Soul asylum

Church of Inner Light

Rev. Ed Norman of the Church of Inner Light strikes a meditative pose.

Rev. Ed Norman of the Church of Inner Light strikes a meditative pose.

Photo By David Robert

Church of Inner Light is in the Reno Psychic Institute, 20 Hillcrest Drive. Meetings are at noon on Sundays, with psychic healings from 1 p.m.-2 p.m. For more information, call 324-2872, or visit www.renopsychicinstitute.org/coil/coil.htm

They say the Lord works in mysterious ways. I do often find myself caught up in a mysterious life. I had a friend who once said the great thing about short-term memory loss is that every day is a new adventure—it’s kind of like that. Everything is mysterious because I don’t understand much.

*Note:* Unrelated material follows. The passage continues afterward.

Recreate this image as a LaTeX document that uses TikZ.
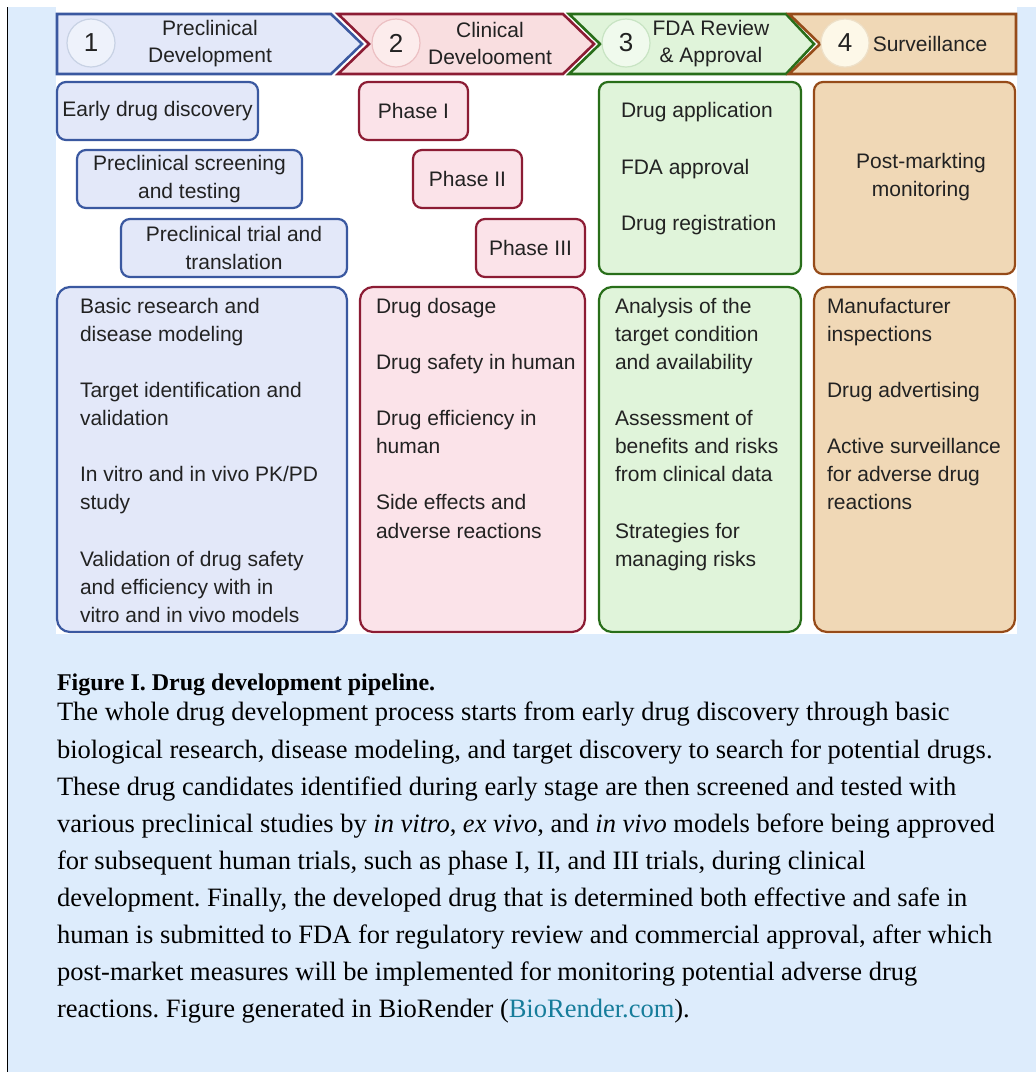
\documentclass[tikz,border=0pt]{standalone}
\usepackage{fontspec}
\setmainfont{Liberation Serif}
\newfontfamily\diagfont{Liberation Sans}
\frenchspacing
\definecolor{bgblue}{RGB}{221,236,252}
\definecolor{txt}{RGB}{34,34,34}
\definecolor{bluefill}{RGB}{227,232,249}
\definecolor{blueline}{RGB}{58,88,160}
\definecolor{redfill}{RGB}{251,227,233}
\definecolor{redline}{RGB}{140,28,52}
\definecolor{greenfill}{RGB}{224,244,218}
\definecolor{greenline}{RGB}{40,110,25}
\definecolor{brownfill}{RGB}{240,216,182}
\definecolor{brownline}{RGB}{150,75,25}
\definecolor{redhfill}{RGB}{249,222,224}
\definecolor{bluecirc}{RGB}{238,242,251}
\definecolor{bluecircl}{RGB}{200,210,228}
\definecolor{redcirc}{RGB}{252,236,236}
\definecolor{redcircl}{RGB}{236,192,195}
\definecolor{greencirc}{RGB}{240,250,237}
\definecolor{greencircl}{RGB}{200,228,195}
\definecolor{browncirc}{RGB}{253,248,232}
\definecolor{browncircl}{RGB}{238,224,200}
\definecolor{link}{RGB}{23,125,155}
\begin{document}
\frenchspacing
\begin{tikzpicture}[x=1pt,y=-1pt,
  every node/.style={inner sep=0pt,outer sep=0pt},
  df/.style={font=\diagfont\fontsize{21}{28.1}\selectfont,text=txt},
  hd/.style={df,font=\diagfont\fontsize{21}{27}\selectfont,align=center},
  box/.style={draw=#1line,fill=#1fill,line width=2.2pt,rounded corners=9pt},
  bigbox/.style={box=#1,rounded corners=13pt,anchor=north west},
  hdr/.style={draw=#1line,fill=#1fill,line width=2.6pt,line join=miter},
  circ/.style={circle,draw=#1circl,fill=#1circ,line width=1.2pt,minimum size=48pt,
    font=\diagfont\fontsize{26}{26}\selectfont,text=txt},
  itemtxt/.style={df,align=left,anchor=north west},
  captxt/.style={font=\fontsize{26.5}{37.1}\selectfont,text=black}
]
\useasboundingbox (0,0) rectangle (1036,1072);
% background
\fill[bgblue] (0,0) rectangle (1036,1072);
\fill[white] (0,0) rectangle (1036,7);
\fill[white] (0,0) rectangle (7,1072);
\fill[white] (56,7) rectangle (1017,634);
\draw[black,line width=1.6pt] (7.5,7) -- (7.5,1072);

% header chevrons
\filldraw[hdr=blue] (57,14) -- (331,14) -- (362,44) -- (331,74) -- (57,74) -- cycle;
\filldraw[hdr=red,fill=redhfill] (338,14) -- (563,14) -- (594,44) -- (563,74) -- (338,74) -- (369,44) -- cycle;
\filldraw[hdr=green] (569,14) -- (786,14) -- (814,44) -- (786,74) -- (569,74) -- (600,44) -- cycle;
\filldraw[hdr=brown] (789,14) -- (1016,14) -- (1016,74) -- (789,74) -- (820,44) -- cycle;

\node[circ=blue] (c1) at (91,43) {1};
\node[circ=red] (c2) at (396,43) {2};
\node[circ=green] (c3) at (626,43) {3};
\node[circ=brown] (c4) at (845,43) {4};

\node[hd] (h1) at (210,43.5) {Preclinical\\Development};
\node[hd] (h2) at (490,43) {Clinical\\Develooment};
\node[hd] (h3) at (711,43.5) {FDA Review\\\& Approval};
\node[hd] (h4) at (930,44) {Surveillance};

% stage boxes
\node[box=blue,df,minimum width=201pt,minimum height=58pt] (early) at (157.5,111) {Early drug discovery};
\node[box=blue,df,align=center,minimum width=225pt,minimum height=58pt] (screen) at (189.5,179) {Preclinical screening\\and testing};
\node[box=blue,df,align=center,minimum width=226pt,minimum height=58pt] (trial) at (234,248) {Preclinical trial and\\translation};

\node[box=red,df,minimum width=109pt,minimum height=58pt] (p1) at (413.5,111) {Phase I};
\node[box=red,df,minimum width=109pt,minimum height=58pt] (p2) at (467.5,179) {Phase II};
\node[box=red,df,minimum width=109pt,minimum height=58pt] (p3) at (530.5,248) {Phase III};

\node[box=green,minimum width=202pt,minimum height=192pt,anchor=north west] (fdabox) at (599,82) {};
\node[itemtxt] (fdatxt) at (621,98.3) {\strut Drug application\\[28.1pt]FDA approval\\[28.1pt]Drug registration};

\node[box=brown,minimum width=201pt,minimum height=192pt,anchor=north west] (postbox) at (814,82) {};
\node[df,align=center] (posttxt) at (921,177) {Post-markting\\monitoring};

% big boxes
\node[bigbox=blue,minimum width=290pt,minimum height=345pt] (bb1) at (57,287) {};
\node[bigbox=red,minimum width=225pt,minimum height=345pt] (bb2) at (360,287) {};
\node[bigbox=green,minimum width=202pt,minimum height=345pt] (bb3) at (599,287) {};
\node[bigbox=brown,minimum width=201pt,minimum height=345pt] (bb4) at (814,287) {};

\node[itemtxt] (t1) at (80,293.6) {\strut Basic research and\\disease modeling\\[28.1pt]Target identification and\\validation\\[28.1pt]In vitro and in vivo PK/PD\\study\\[28.1pt]Validation of drug safety\\and efficiency with in\\vitro and in vivo models};
\node[itemtxt] (t2) at (376,293.6) {\strut Drug dosage\\[28.1pt]Drug safety in human\\[28.1pt]Drug efficiency in\\human\\[28.1pt]Side effects and\\adverse reactions};
\node[itemtxt] (t3) at (615,293.6) {\strut Analysis of the\\target condition\\and availability\\[28.1pt]Assessment of\\benefits and risks\\from clinical data\\[28.1pt]Strategies for\\managing risks};
\node[itemtxt] (t4) at (827,293.6) {\strut Manufacturer\\inspections\\[28.1pt]Drug advertising\\[28.1pt]Active surveillance\\for adverse drug\\reactions};

% caption
\node[captxt,anchor=base west,font=\bfseries\fontsize{24}{37.1}\selectfont] (caphead) at (57,690) {Figure I. Drug development pipeline.};
\node[captxt,align=left,anchor=north west] (capbody) at (57,695) {\strut The whole drug development process starts from early drug discovery through basic\\
biological research, disease modeling, and target discovery to search for potential drugs.\\
These drug candidates identified during early stage are then screened and tested with\\
various preclinical studies by \textit{in vitro}, \textit{ex vivo}, and \textit{in vivo} models before being approved\\
for subsequent human trials, such as phase I, II, and III trials, during clinical\\
development. Finally, the developed drug that is determined both effective and safe in\\
human is submitted to FDA for regulatory review and commercial approval, after which\\
post-market measures will be implemented for monitoring potential adverse drug\\
reactions. Figure generated in BioRender (\textcolor{link}{BioRender.com}).};
\end{tikzpicture}
\end{document}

After missing the first service I was scheduled to attend Sunday, I went to the Internet, plugged in “services, reno, sunday, noon.” It took me to a news story about the Church of Inner Light, which practices in the sanctum of the Reno Psychic Institute.

When I entered the Institute, all was quiet. In an inner room, there were three people sitting in a rectangular arrangement of 10 chairs of varying design. Everyone was meditating, so I sat down quietly.

The room wasn’t large, maybe 22 by 12 with cinderblock walls. There was a muted light coming through the windows, two ceiling fans, a snack station in the corner, potted plants and stacked chairs and boxes along one wall. There was a platter on a wall with a painting of seven lilies on a blue background. A refrigerator provided a drone of white noise. A white board near a bookcase listed upcoming classes. The donation box (a $5 offering is requested) was on the bookcase.

Rev. Ed Norman, who drives a construction truck during the week, led the service. He wore green shorts and shirt and no shoes. He has a ruddy complexion, blue eyes and a gray beard.

When the meditation broke up, I followed Norman into the gift shop and explained the reason I’d come. He told me a little about what was going to happen, that we were going to begin the meditation in the center of our head—the location of the pineal and pituitary glands—and we’d ground our bodies with the Earth and the cosmos. Part of the idea is for participants to learn to recognize their own spiritual vibrations. I asked if the service could be considered a guided meditation, and he said he preferred not to describe it that way.

“We don’t really like to say ‘guided’ because that indicates a form of control. It’s more of an introduction.”

The Church of Inner Light’s clairvoyant, meditation-based service began a little late, with a couple members coming in 10 minutes after the stated beginning of the service, but I didn’t get the impression that anyone was that hung up on starting at the crack of noon. By the time Norman began speaking, there were six of us in the room. There was no music in the service.

We began by focusing our minds on the area above and behind our eyes and between our ears. And that’s where things start to get a little hazy, moving into meditation land. We next visualized a grounding light going from our first chakra (a vortex of energy, some belief systems count seven chakras on the individual; the first is located on the lower hip and spine part of the body) to the center of the Earth. We then visualized connection between our seventh chakra (at the top of the head) and the cosmos.

Throughout the meditation, Norman introduced us to concepts like taking the “not-information” things that were invading our auras, infusing a rose with them, moving them outside our space and destroying them. From my head, I visualized a lavender, ropy light rhythmically pulsing with golds grounding me into the cosmos and an undulating blue with golds moving up and down grounding me into the earth. I don’t know where the colors came from or what they symbolize.

After the meditation, there was a short discussion of where our meditations took us, and then psychic healings were performed. Norman did one on me, which he explained as combing impurities from the aura.